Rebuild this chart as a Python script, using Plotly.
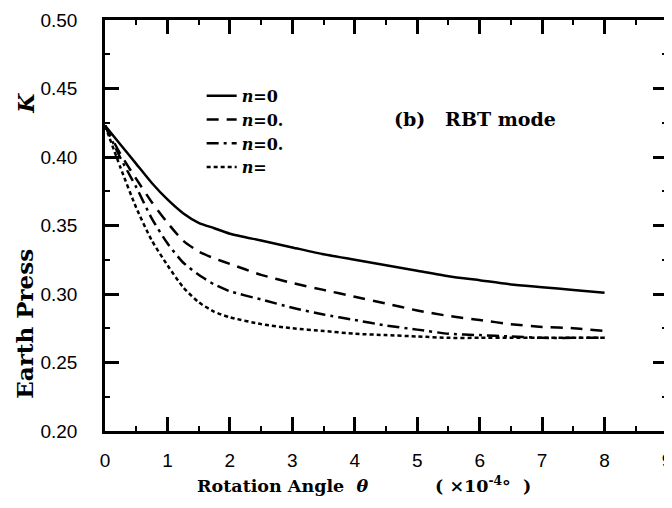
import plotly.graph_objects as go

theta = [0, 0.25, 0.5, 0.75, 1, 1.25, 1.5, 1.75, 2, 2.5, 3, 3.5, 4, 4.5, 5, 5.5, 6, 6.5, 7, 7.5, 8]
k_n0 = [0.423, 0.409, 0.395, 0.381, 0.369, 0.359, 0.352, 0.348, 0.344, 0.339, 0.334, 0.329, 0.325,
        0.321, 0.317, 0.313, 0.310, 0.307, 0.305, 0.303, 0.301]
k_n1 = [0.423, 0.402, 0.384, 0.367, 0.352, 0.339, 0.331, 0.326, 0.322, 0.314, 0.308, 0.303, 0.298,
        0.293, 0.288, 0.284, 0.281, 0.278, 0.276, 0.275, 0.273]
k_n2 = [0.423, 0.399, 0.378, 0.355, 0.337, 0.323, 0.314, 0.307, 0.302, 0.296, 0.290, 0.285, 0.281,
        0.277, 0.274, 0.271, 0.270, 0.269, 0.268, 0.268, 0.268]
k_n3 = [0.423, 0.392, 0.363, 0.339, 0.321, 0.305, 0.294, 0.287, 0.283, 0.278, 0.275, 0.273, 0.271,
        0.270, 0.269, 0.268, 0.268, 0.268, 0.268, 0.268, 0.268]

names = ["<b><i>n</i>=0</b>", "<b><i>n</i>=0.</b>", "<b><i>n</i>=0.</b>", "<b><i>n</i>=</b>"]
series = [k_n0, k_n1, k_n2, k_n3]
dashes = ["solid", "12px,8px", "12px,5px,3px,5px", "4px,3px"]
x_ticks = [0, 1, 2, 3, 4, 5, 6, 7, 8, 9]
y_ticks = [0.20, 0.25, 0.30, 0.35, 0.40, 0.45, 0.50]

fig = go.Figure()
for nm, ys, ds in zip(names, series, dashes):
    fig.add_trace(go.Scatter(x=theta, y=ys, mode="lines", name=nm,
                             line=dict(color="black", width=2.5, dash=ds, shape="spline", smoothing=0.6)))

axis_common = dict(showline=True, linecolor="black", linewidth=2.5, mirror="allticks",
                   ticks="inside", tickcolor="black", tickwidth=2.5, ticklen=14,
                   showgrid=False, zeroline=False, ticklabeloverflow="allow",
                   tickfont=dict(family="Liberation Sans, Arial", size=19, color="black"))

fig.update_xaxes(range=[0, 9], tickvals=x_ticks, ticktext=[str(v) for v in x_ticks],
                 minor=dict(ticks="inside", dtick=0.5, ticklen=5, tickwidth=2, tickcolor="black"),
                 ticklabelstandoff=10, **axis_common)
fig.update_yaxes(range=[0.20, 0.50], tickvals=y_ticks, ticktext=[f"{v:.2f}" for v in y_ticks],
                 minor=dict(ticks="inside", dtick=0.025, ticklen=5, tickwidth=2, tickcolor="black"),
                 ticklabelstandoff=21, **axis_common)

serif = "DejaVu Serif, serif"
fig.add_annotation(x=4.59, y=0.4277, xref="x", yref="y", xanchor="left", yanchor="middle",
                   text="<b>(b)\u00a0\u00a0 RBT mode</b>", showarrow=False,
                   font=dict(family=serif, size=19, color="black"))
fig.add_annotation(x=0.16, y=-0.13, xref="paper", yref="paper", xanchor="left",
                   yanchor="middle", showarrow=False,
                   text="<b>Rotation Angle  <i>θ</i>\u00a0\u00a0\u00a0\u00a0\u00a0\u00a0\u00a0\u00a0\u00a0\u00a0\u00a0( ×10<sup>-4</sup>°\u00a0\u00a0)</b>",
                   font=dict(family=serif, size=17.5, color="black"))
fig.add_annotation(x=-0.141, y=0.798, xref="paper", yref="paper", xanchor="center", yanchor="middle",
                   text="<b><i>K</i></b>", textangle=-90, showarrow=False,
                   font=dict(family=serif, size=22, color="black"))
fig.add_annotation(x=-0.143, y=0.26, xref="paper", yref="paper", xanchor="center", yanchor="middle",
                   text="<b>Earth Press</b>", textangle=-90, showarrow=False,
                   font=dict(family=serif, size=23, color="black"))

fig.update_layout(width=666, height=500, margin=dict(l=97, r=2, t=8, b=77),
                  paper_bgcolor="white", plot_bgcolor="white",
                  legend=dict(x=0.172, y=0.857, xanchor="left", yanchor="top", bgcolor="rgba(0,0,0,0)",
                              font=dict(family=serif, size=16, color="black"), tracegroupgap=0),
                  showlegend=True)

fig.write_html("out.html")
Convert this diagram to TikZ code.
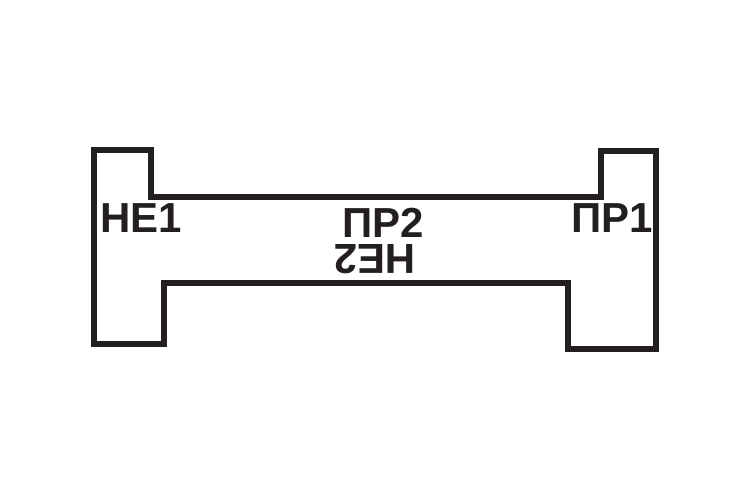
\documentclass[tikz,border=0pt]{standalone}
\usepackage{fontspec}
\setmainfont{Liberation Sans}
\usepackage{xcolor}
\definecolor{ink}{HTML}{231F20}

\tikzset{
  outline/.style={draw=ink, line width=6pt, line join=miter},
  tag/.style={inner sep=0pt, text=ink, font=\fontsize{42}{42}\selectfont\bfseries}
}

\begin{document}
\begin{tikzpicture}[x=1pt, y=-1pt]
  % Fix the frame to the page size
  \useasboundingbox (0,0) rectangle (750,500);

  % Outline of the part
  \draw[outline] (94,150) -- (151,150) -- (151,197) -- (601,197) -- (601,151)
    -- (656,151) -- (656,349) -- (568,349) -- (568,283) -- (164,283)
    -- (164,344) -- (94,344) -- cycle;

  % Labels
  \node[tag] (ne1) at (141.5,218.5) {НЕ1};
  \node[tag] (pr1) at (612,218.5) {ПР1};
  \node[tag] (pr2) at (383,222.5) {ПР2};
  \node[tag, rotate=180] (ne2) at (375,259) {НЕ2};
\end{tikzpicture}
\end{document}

- [TASK OBJECTIVE] Copy nothing but the lines from the top of the material through the line holding "import plotly.graph_objects as go", exactly as written; omit pictures.

- [SOLUTION TO THIS PROBLEM]
Rebuild this chart as a Python script, using Plotly.
import plotly.graph_objects as go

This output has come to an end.